Why is there so little support for Anwar and Mahathir?


Sebastian Loh, Malaysia Impact

If you live in the heart of urban Malaysia, you may get the perception that Najib Razak is less popular than getting a colonoscopy. Relentlessly egged on by the opposition media, many city dwellers aren’t shy about their disdain for our 6th prime minister. But consider that they may be living in a bubble – an alternate universe of their own making.

Najib is still – by far – the voting public’s top choice for prime minister. This was the inconvenient truth unearthed through a survey done by PKR-linked outfit Invoke.
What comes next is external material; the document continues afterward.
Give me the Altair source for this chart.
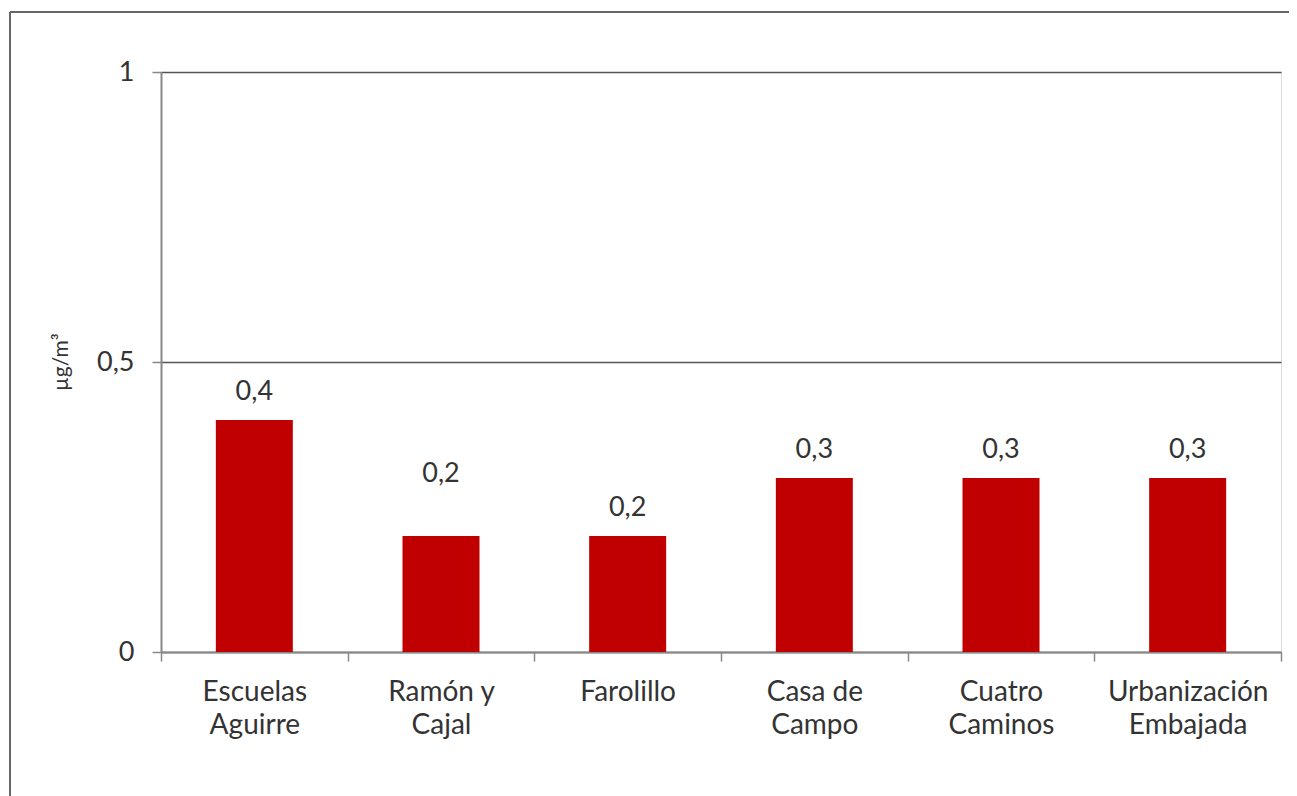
import altair as alt
import pandas as pd

categories = ["Escuelas\nAguirre", "Ramón y\nCajal", "Farolillo", "Casa de\nCampo", "Cuatro\nCaminos", "Urbanización\nEmbajada"]
values = [0.4, 0.2, 0.2, 0.3, 0.3, 0.3]
raised_label = ["Ramón y\nCajal"]
y_title = "µg/m³"

df = pd.DataFrame({"cat": categories, "val": values})
df["lbl"] = [f"{v:.1f}".replace(".", ",") for v in values]

FONT = "Lato"
TXT = "#333333"
FS = 27

xenc = alt.X("cat:N", sort=categories, title=None,
             scale=alt.Scale(paddingInner=0, paddingOuter=0),
             axis=alt.Axis(labelExpr="split(datum.label, '\\n')", labelAngle=0,
                           labelFont=FONT, labelFontSize=28, labelColor=TXT,
                           labelLineHeight=33, labelPadding=17, labelBaseline="top",
                           tickBand="extent", tickSize=9, tickColor="#888888", tickWidth=1.5,
                           domainColor="#888888", domainWidth=2, grid=False))
yenc = alt.Y("val:Q", title=None,
             scale=alt.Scale(domain=[0, 1], nice=False),
             axis=alt.Axis(values=[0, 0.5, 1], format="~g",
                           labelExpr="replace(datum.label, '.', ',')",
                           labelFont=FONT, labelFontSize=FS, labelColor=TXT, labelPadding=18,
                           tickSize=9, tickColor="#888888", tickWidth=1.5,
                           domainColor="#888888", domainWidth=2,
                           grid=True, gridColor="#555555", gridWidth=1.5))

base = alt.Chart(df)
bars = base.mark_bar(color="#C00000", size=77).encode(x=xenc, y=yenc)
labels = base.transform_filter(
    alt.FieldOneOfPredicate(field="cat", oneOf=raised_label)
).mark_text(font=FONT, fontSize=FS, color=TXT, baseline="bottom", dy=-48).encode(
    x=alt.X("cat:N", sort=categories), y="val:Q", text="lbl:N")
labels_other = base.transform_filter(
    ~alt.FieldOneOfPredicate(field="cat", oneOf=raised_label)
).mark_text(font=FONT, fontSize=FS, color=TXT, baseline="bottom", dy=-14).encode(
    x=alt.X("cat:N", sort=categories), y="val:Q", text="lbl:N")

title_df = pd.DataFrame({"t": [y_title]})
ytitle = alt.Chart(title_df).mark_text(font=FONT, fontSize=21, color=TXT, angle=270,
                                       align="center", baseline="middle").encode(
    x=alt.value(-99), y=alt.value(290), text="t:N")

frame_left = alt.Chart(df).mark_rule(color="#666666", strokeWidth=2).encode(
    x=alt.value(-151), y=alt.value(-60), y2=alt.value(900))
frame_top = alt.Chart(df).mark_rule(color="#666666", strokeWidth=2).encode(
    x=alt.value(-151), x2=alt.value(1300), y=alt.value(-60))

chart = alt.layer(bars, labels, labels_other, ytitle, frame_left, frame_top).properties(
    width=1120, height=580,
    padding={"left": 153, "top": 64, "right": 8, "bottom": 160},
    autosize=alt.AutoSizeParams(type="none"),
).configure_view(stroke="#aaaaaa", strokeWidth=2).configure(background="white")

chart.save("out.html", embed_options={"renderer": "svg", "actions": False})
Rafizi Ramli, who heads the organisation, announced the survey results himself. So, Pakatan zealots shouldn’t bother with their usual accusations of pro-Najib bias.

31 percent of survey respondents picked Najib for PM. Anwar Ibrahim, Pakatan’s great ‘uniter’ and its presumptive PM candidate for nearly a decade, only managed a pathetic 8 percent. Have all of Anwar’s rousing ceramahs and ubiquitous posters been for naught?
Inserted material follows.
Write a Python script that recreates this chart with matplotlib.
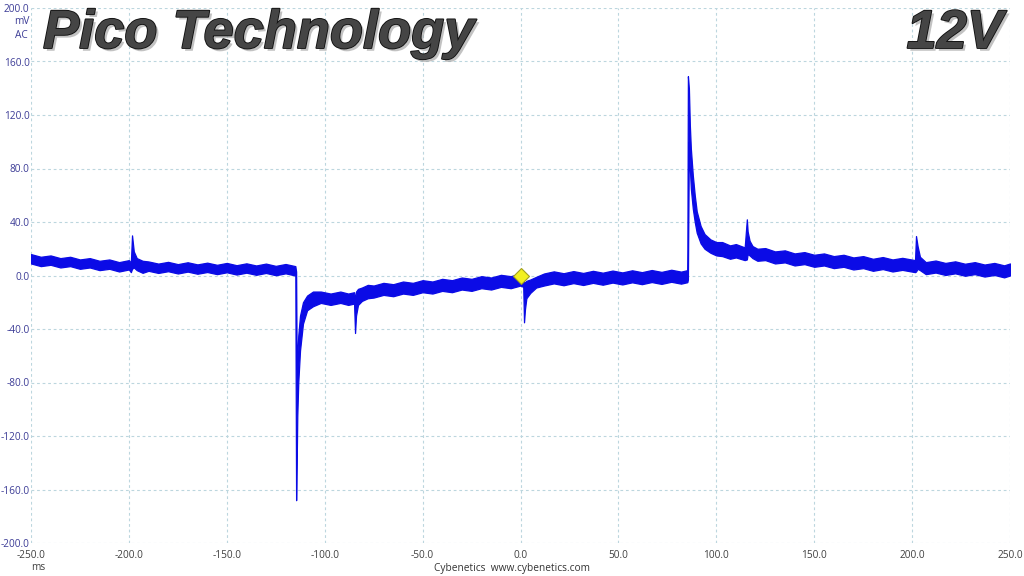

For all the paens sung about Anwar by Pakatan leaders and the activist intelligentsia, he likely never commanded the confidence of very many Malaysians – even opposition supporters. He was always just a convenient and empty vessel for anti-government hatred. And what support he had during his glory days has now evaporated in the wake of his hemming and hawing over issues like hudud. The titular leader of the opposition perpetually refused to lead, resulting in the collapse of Pakatan Rakyat.

On the other hand, the current de facto leader of the opposition – Mahathir – fully convinced of his own genius, has tried to lead a little too much. Voters aren’t biting. Our former dictator only managed to snag the backing of 5.7 percent of survey respondents. This miserable figure is notably lower than even support for Hadi Awang (6.1 percent), the PAS president widely vilified by Pakatan supporters as a traitor to the cause.